### To do
In the records below, find each line containing the word "this" and copy it.

Plotting code records:
----

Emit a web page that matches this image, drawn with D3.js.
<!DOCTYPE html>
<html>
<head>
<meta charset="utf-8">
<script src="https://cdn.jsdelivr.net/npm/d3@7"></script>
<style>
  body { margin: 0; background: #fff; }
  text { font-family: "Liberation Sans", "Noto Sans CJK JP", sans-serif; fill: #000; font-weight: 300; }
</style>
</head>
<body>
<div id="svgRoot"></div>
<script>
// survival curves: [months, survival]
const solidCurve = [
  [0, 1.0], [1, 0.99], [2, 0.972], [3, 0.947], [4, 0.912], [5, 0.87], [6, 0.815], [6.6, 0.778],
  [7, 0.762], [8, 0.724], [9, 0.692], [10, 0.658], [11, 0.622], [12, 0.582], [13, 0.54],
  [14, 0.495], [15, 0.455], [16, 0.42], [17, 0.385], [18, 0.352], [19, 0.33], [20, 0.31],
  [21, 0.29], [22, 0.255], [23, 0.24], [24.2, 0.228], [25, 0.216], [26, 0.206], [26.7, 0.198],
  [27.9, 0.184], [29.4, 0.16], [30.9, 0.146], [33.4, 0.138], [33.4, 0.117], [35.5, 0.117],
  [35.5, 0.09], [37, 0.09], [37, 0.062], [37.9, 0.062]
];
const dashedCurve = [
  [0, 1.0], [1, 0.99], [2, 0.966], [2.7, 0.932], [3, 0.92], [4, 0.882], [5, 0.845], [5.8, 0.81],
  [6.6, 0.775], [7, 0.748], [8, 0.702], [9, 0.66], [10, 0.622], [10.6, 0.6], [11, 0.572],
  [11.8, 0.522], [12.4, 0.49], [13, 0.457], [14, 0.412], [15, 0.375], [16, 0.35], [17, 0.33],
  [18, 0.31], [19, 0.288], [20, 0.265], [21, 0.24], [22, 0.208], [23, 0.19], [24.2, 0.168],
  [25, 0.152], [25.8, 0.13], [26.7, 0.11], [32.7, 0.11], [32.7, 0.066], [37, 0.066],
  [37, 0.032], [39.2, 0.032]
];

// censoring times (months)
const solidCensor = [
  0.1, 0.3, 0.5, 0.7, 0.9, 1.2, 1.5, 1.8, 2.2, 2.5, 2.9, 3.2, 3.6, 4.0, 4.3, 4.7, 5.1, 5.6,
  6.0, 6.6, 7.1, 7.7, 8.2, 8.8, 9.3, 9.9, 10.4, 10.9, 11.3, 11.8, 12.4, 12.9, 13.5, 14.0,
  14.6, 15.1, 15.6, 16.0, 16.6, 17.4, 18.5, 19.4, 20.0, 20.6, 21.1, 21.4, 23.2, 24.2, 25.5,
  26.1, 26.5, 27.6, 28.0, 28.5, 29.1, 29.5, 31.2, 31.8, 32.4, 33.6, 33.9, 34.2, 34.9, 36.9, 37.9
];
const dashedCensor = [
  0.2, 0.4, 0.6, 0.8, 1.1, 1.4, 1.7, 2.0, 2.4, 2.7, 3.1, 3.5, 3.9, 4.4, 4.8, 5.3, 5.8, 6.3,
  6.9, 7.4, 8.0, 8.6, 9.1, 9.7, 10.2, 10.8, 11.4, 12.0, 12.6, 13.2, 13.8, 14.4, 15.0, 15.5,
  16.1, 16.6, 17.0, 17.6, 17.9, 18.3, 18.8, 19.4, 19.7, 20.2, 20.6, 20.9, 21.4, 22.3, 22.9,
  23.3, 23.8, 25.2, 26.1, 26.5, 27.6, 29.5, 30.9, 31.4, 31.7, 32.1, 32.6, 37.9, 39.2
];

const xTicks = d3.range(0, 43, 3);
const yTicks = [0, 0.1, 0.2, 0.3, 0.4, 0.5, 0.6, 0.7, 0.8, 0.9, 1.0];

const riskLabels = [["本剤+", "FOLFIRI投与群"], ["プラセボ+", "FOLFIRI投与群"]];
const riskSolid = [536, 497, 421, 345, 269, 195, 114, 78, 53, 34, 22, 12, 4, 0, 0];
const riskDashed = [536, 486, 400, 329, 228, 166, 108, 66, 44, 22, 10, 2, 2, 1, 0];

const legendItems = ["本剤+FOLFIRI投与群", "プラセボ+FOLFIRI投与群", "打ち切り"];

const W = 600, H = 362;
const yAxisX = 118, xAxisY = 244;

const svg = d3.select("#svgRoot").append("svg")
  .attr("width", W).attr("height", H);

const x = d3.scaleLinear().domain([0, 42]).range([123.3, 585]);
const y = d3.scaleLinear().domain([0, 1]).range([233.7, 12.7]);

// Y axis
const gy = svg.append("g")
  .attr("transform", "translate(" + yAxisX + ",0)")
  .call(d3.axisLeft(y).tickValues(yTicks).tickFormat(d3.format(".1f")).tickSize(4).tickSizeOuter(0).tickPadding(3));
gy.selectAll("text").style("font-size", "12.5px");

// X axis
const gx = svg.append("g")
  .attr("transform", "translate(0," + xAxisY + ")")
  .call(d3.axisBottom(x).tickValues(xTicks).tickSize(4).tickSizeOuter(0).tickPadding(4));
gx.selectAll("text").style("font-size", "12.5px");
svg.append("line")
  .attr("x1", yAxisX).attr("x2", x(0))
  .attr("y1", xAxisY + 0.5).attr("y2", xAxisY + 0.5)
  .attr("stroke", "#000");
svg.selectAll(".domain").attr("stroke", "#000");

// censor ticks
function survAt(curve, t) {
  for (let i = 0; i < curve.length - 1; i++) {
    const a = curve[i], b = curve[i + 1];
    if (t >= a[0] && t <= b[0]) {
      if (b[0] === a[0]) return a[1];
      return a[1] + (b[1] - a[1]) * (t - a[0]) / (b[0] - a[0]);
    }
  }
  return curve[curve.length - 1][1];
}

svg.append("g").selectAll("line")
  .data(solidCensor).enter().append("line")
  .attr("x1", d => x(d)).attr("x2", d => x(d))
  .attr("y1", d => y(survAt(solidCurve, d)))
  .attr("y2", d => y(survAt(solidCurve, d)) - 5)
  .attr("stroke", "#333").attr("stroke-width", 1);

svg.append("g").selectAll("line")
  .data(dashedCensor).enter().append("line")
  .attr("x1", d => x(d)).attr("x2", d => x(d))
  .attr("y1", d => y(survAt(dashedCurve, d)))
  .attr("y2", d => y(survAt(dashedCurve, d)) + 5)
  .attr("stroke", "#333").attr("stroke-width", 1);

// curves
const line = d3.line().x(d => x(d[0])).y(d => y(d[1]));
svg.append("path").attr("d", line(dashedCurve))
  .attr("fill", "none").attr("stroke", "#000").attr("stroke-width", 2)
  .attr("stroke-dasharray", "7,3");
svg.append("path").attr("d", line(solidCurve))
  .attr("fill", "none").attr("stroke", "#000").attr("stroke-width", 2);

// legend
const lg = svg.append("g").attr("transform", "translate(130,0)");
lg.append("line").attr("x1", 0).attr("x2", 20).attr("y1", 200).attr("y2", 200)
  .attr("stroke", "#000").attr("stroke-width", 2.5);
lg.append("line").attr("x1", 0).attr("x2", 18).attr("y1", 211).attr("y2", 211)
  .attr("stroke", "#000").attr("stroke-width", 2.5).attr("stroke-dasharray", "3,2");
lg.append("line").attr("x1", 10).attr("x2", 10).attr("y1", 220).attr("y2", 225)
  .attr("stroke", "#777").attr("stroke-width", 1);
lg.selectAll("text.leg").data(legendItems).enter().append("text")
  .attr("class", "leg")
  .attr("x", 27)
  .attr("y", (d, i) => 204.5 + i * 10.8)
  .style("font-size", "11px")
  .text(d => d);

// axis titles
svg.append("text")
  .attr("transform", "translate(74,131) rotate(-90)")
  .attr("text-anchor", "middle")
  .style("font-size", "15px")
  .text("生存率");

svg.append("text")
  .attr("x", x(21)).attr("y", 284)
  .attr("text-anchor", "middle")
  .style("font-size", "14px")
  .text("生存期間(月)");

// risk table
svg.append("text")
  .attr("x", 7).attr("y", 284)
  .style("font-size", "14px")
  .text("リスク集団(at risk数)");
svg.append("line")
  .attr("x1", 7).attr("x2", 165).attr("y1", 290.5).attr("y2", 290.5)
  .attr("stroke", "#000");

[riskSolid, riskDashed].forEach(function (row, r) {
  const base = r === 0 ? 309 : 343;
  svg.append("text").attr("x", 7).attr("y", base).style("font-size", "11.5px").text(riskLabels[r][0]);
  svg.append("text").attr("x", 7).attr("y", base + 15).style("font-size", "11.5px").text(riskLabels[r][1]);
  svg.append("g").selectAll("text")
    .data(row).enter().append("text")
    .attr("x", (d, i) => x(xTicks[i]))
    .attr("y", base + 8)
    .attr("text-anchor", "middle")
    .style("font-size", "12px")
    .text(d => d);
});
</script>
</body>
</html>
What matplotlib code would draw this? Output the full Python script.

----

### Expected answer
Emit a web page that matches this image, drawn with D3.js.
What matplotlib code would draw this? Output the full Python script.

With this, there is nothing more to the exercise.